### STATED TASK
Pick out each line of the records in which the word "script" appears.

### EXTRACTED INFORMATION
···
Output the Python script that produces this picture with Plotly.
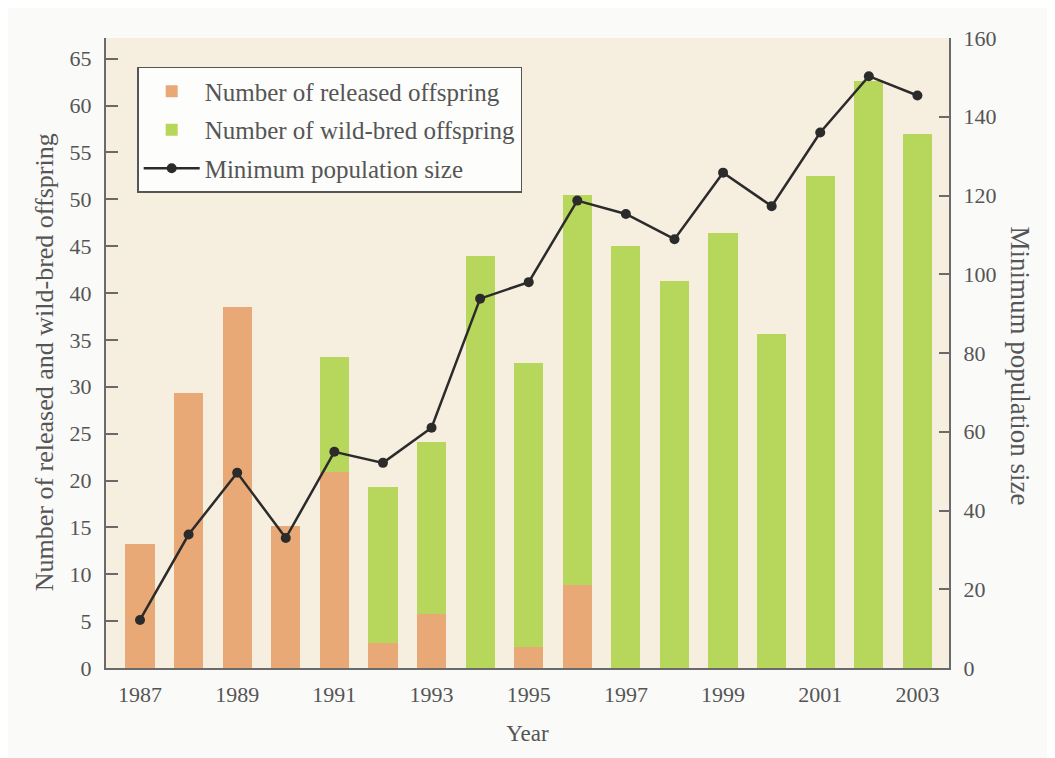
import plotly.graph_objects as go

years = list(range(1987, 2004))
released = [13.2, 29.3, 38.5, 15.1, 20.9, 2.7, 5.8, 0, 2.2, 8.9, 0, 0, 0, 0, 0, 0, 0]
wild_bred = [0, 0, 0, 0, 12.3, 16.6, 18.3, 43.9, 30.3, 41.6, 45.0, 41.3, 46.4, 35.6, 52.5, 62.6, 57.0]
min_pop = [12.2, 33.9, 49.6, 33.0, 54.9, 52.1, 61.0, 93.8, 98.0, 118.7, 115.3, 108.9, 125.8, 117.3, 136.0, 150.3, 145.4]
x_ticks = [1987, 1989, 1991, 1993, 1995, 1997, 1999, 2001, 2003]
left_ticks = list(range(0, 70, 5))
right_ticks = list(range(0, 180, 20))

FONT = "Liberation Serif"
TXT = "#555555"
AX = "#6a6a6a"

fig = go.Figure()
fig.add_trace(go.Bar(x=years, y=released, name="Number of released offspring", legendgroup="a",
                     marker=dict(color="#e9a977", line=dict(width=0)), width=0.6))
fig.add_trace(go.Bar(x=years, y=wild_bred, name="Number of wild-bred offspring", legendgroup="b",
                     marker=dict(color="#b6d65c", line=dict(width=0)), width=0.6))
fig.add_trace(go.Scatter(x=years, y=min_pop, name="Minimum population size", yaxis="y2",
                         legendgroup="c", mode="lines+markers",
                         line=dict(color="#2b2b2b", width=2.5),
                         marker=dict(color="#2b2b2b", size=10)))

fig.update_layout(
    width=1055, height=758,
    barmode="stack",
    paper_bgcolor="#fafaf9",
    plot_bgcolor="#f6eedf",
    margin=dict(l=98, r=114, t=30, b=98),
    font=dict(family=FONT, size=22, color=TXT),
    showlegend=True,
    legend=dict(x=0.037, y=0.954, xanchor="left", yanchor="top",
                bgcolor="#fdfdfc", bordercolor="#555555", borderwidth=1.5,
                itemwidth=56, tracegroupgap=3, traceorder="grouped",
                font=dict(family=FONT, size=25, color=TXT)),
    xaxis=dict(range=[1986.3, 2003.65], tickvals=x_ticks, ticktext=[str(v) for v in x_ticks],
               showline=True, linecolor=AX, linewidth=2, showgrid=False, zeroline=False,
               ticks="", ticklabelstandoff=6,
               title=dict(text="Year", font=dict(family=FONT, size=23, color=TXT), standoff=18),
               tickfont=dict(family=FONT, size=22, color=TXT)),
    yaxis=dict(range=[0, 67.2], tickvals=left_ticks, showline=True, linecolor=AX, linewidth=2,
               showgrid=False, zeroline=False, ticks="inside", ticklen=12, tickwidth=2, tickcolor=AX,
               ticklabelstandoff=8,
               tickfont=dict(family=FONT, size=22, color=TXT)),
    yaxis2=dict(range=[0, 160], tickvals=right_ticks, overlaying="y", side="right",
                showline=True, linecolor=AX, linewidth=2, showgrid=False, zeroline=False,
                ticks="inside", ticklen=10, tickwidth=2, tickcolor=AX, ticklabelstandoff=8,
                tickfont=dict(family=FONT, size=22, color=TXT)),
)

fig.add_annotation(text="Number of released and wild-bred offspring", xref="paper", yref="paper",
                   x=-0.073, y=0.486, xanchor="center", yanchor="middle", textangle=-90,
                   showarrow=False, font=dict(family=FONT, size=26, color=TXT))
fig.add_annotation(text="Minimum population size", xref="paper", yref="paper",
                   x=1.084, y=0.479, xanchor="center", yanchor="middle", textangle=90,
                   showarrow=False, font=dict(family=FONT, size=27, color=TXT))

fig.write_html("out.html")
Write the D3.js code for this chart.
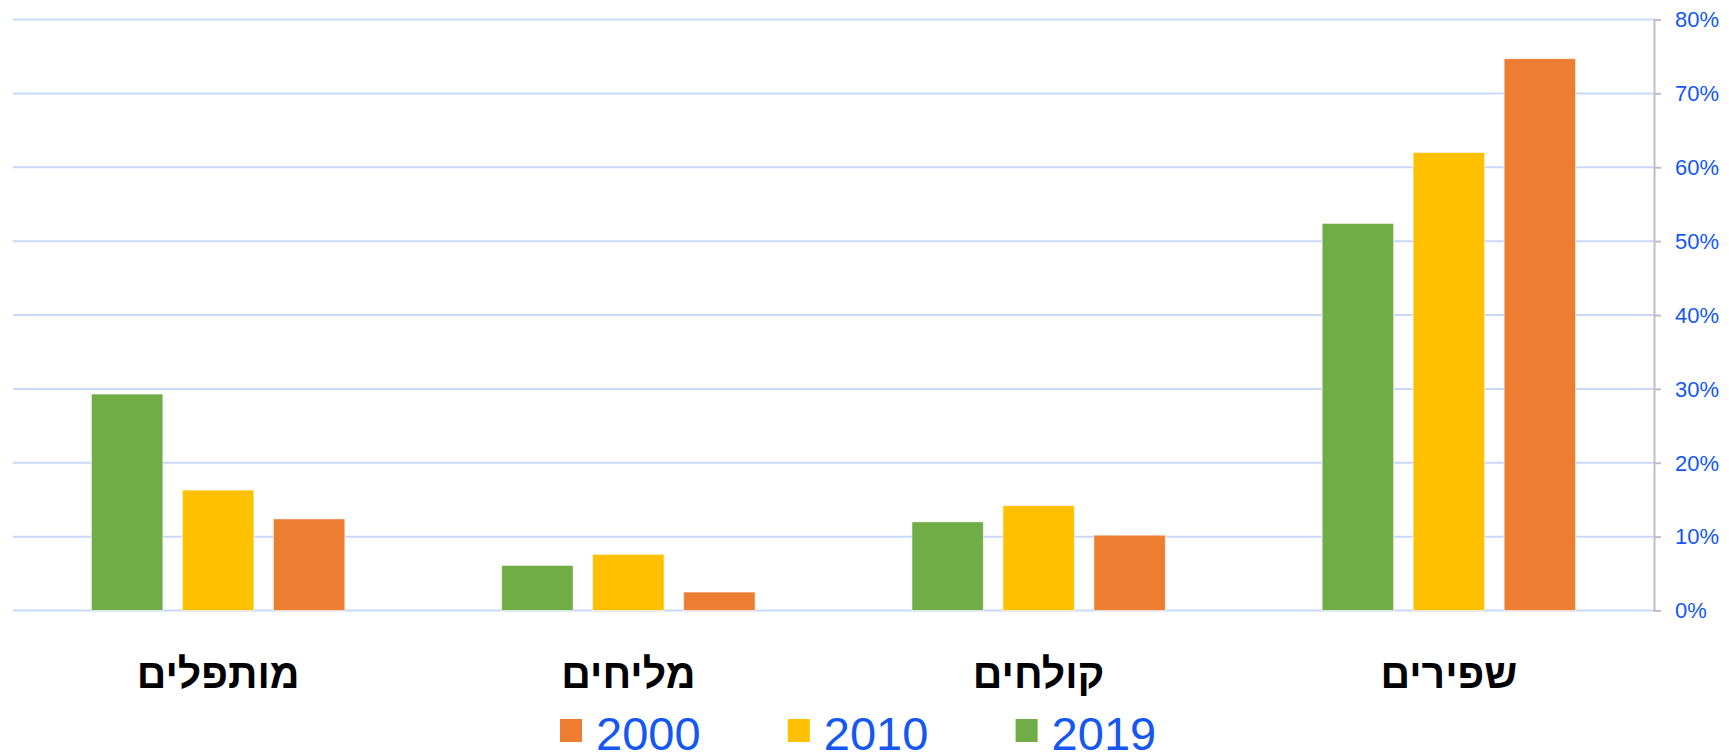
<!DOCTYPE html>
<html>
<head>
<meta charset="utf-8">
<script src="https://cdn.jsdelivr.net/npm/d3@7"></script>
<style>
  body { margin: 0; background: #fff; }
  text { font-family: "Liberation Sans", Arial, sans-serif; }
</style>
</head>
<body>
<script>
// categories in sheet order (the chart is drawn right-to-left)
const categories = ['שפירים', 'קולחים', 'מליחים', 'מותפלים']
const years = ['2000', '2010', '2019']
const colors = ['#ED7D31', '#FFC000', '#70AD47']

// percent values per year, same order as categories
const v2000 = [74.7, 10.2, 2.5, 12.4]
const v2010 = [62.0, 14.2, 7.6, 16.3]
const v2019 = [52.4, 12.0, 6.1, 29.3]
const series = [v2000, v2010, v2019]

const yTicks = [0, 10, 20, 30, 40, 50, 60, 70, 80]

const w = 1729
const h = 753
const plotL = 13
const plotR = 1654
const plotT = 19.5
const plotB = 610.5

const svg = d3.select('body')
  .append('svg')
  .attr('width', w)
  .attr('height', h)

// right to left
const xScale = d3.scaleBand()
  .domain(categories)
  .range([plotR, plotL])

const groupW = 253.5
const inner = d3.scaleBand()
  .domain(years)
  .range([groupW, 0])
  .paddingInner(0.2143)

const yScale = d3.scaleLinear()
  .domain([0, 80])
  .range([plotB, plotT])

// gridlines
svg.append('g')
  .selectAll('line')
  .data(yTicks)
  .enter()
  .append('line')
  .attr('x1', plotL)
  .attr('x2', plotR)
  .attr('y1', d => yScale(d))
  .attr('y2', d => yScale(d))
  .attr('stroke', '#C9D8F7')
  .attr('stroke-width', 2)

// bars
const rows = []
years.forEach((yr, i) => {
  categories.forEach((c, j) => rows.push({ cat: c, year: yr, value: series[i][j], color: colors[i] }))
})

svg.append('g')
  .selectAll('rect')
  .data(rows)
  .enter()
  .append('rect')
  .attr('x', d => xScale(d.cat) + (xScale.bandwidth() - groupW) / 2 + inner(d.year))
  .attr('y', d => yScale(d.value))
  .attr('width', inner.bandwidth())
  .attr('height', d => plotB - yScale(d.value))
  .attr('fill', d => d.color)
  .attr('stroke', '#ffffff')
  .attr('stroke-opacity', 0.6)
  .attr('stroke-width', 1)

// value axis on the right
const yAxis = d3.axisRight(yScale)
  .tickValues(yTicks)
  .tickSize(7)
  .tickPadding(14)
  .tickFormat(d => d + '%')

const ay = svg.append('g')
  .attr('transform', 'translate(' + plotR + ',0)')
  .call(yAxis)

ay.select('.domain').attr('stroke', '#BFBFBF').attr('stroke-width', 2)
ay.selectAll('.tick line').attr('stroke', '#BFBFBF').attr('stroke-width', 2)
ay.selectAll('.tick text')
  .attr('fill', '#1457F2')
  .style('font-size', '22px')
  .style('font-family', '"Liberation Sans", Arial, sans-serif')
  .attr('dy', '0.33em')

// category labels
svg.append('g')
  .selectAll('text')
  .data(categories)
  .enter()
  .append('text')
  .attr('x', d => xScale(d) + xScale.bandwidth() / 2)
  .attr('y', 688)
  .attr('text-anchor', 'middle')
  .attr('direction', 'rtl')
  .style('font-size', '41px')
  .style('font-weight', 'bold')
  .attr('fill', '#000')
  .text(d => d)

// legend
const lg = svg.append('g')
  .selectAll('g')
  .data(years)
  .enter()
  .append('g')
  .attr('transform', (d, i) => 'translate(' + (560 + i * 227.8) + ',0)')

lg.append('rect')
  .attr('x', 0)
  .attr('y', 719)
  .attr('width', 22)
  .attr('height', 23)
  .attr('fill', (d, i) => colors[i])

lg.append('text')
  .attr('x', 36)
  .attr('y', 750)
  .attr('fill', '#1457F2')
  .style('font-size', '47px')
  .text(d => d)
</script>
</body>
</html>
···
### THE SOLUTION
Output the Python script that produces this picture with Plotly.
<script src="https://cdn.jsdelivr.net/npm/d3@7"></script>
<script>
</script>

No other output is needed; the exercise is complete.